La proposta di Grifonelli è di ampio respiro. “Sicuramente serve una legge a livello nazionale. Noi sindaci dobbiamo fare la nostra parte, ma è un tema che deve essere affrontato con una norma ad hoc riguardante i piccoli Comuni. Lo Stato deve guardarci come una potenzialità e non abbandonarci, lasciandoci a chiudere le falle. Dobbiamo e vogliamo essere ascoltati. Di questo ne trarrebbe beneficio l’intero territorio nazionale”.

Altro nodo cruciale è quello delle infrastrutture. “Devono essere pensate non limitate ad una piccola realtà, ma a livello di ambiti provinciali e regionali. Non penso assolutamente a nuove infrastrutture, ma ad un ripristino ed un miglioramento dell’esistente.
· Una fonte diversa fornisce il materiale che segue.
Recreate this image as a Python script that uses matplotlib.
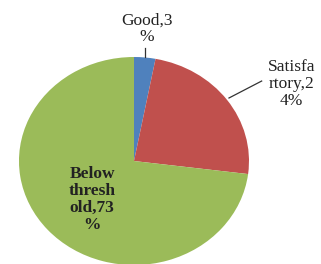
import matplotlib.pyplot as plt

labels = ["Good,3\n%", "Satisfa\nrtory,2\n4%", "Below\nthresh\nold,73\n%"]
values = [3, 24, 73]
colors = ["#4F81BD", "#C0504D", "#9BBB59"]

plt.rcParams["font.family"] = ["Liberation Serif", "DejaVu Serif"]

fig = plt.figure(figsize=(3.21, 2.64), dpi=100)
ax = fig.add_axes([0, 0, 1, 1])

ax.pie(values, colors=colors, startangle=90, counterclock=False,
       radius=1, center=(0, 0), frame=True)
ax.set_aspect("auto")
ax.set_xlim(-1.165, 1.626)
ax.set_ylim(-0.99, 1.548)
ax.axis("off")

# labels
ax.text(0.113, 1.27, labels[0], ha="center", va="center", fontsize=12.5,
        linespacing=1.05, color="#222222")
ax.plot([0.096, 0.096], [1.09, 1.0], color="#333333", lw=0.9)

ax.text(1.37, 0.74, labels[1], ha="center", va="center", fontsize=12.5,
        linespacing=1.05, color="#222222")
ax.plot([0.826, 1.11], [0.606, 0.769], color="#333333", lw=0.9)

ax.text(-0.365, -0.37, labels[2], ha="center", va="center", fontsize=12.5,
        fontweight="bold", linespacing=1.1, color="#222222")

fig.savefig("out.png", dpi=100, facecolor="white")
Per Montefalcone mi vengono in mente la strada da Pedaso verso Comunanza e dall’altra parte la parte di Mare-Monti da Servigliano ad Amandola. Sicuramente faciliterebbero il ripopolamento, accanto ad un freno alla dismissione di tanti servizi: occorre mantenere, anzi, rafforzare quelli esistenti. Penso all’incontro che abbiamo avuto con Poste Italiane, che già lo scorso anno ci aveva dato una bella risposta lasciando ai Comuni sotto i 3.000 abitanti gli sportelli postali e riconfermando quest’azione strategica. E penso anche alle scuole, il cuore delle nostre comunità”.

Il primo cittadino torna al Conte pensiero, condividendone i principi ispiratori. “Da questo drammatico evento se almeno riuscissimo a fare un progetto serio, una ricostruzione che non sia solo materiale delle mura e degli edifici, ma soprattutto di un tessuto sociale, sarebbe veramente una svolta. Partiamo dal capire cosa mancava in quest’area prima del sisma per agire concretamente oggi. In questo modo si cambierebbe una tendenza e ciò che prima era meno appetibile potrebbe tornare ad esserlo. Conte dice bene ma bisogna cambiare marcia, pensare ad un’altro tipo di ricostruzione che sia veramente a 360 gradi”.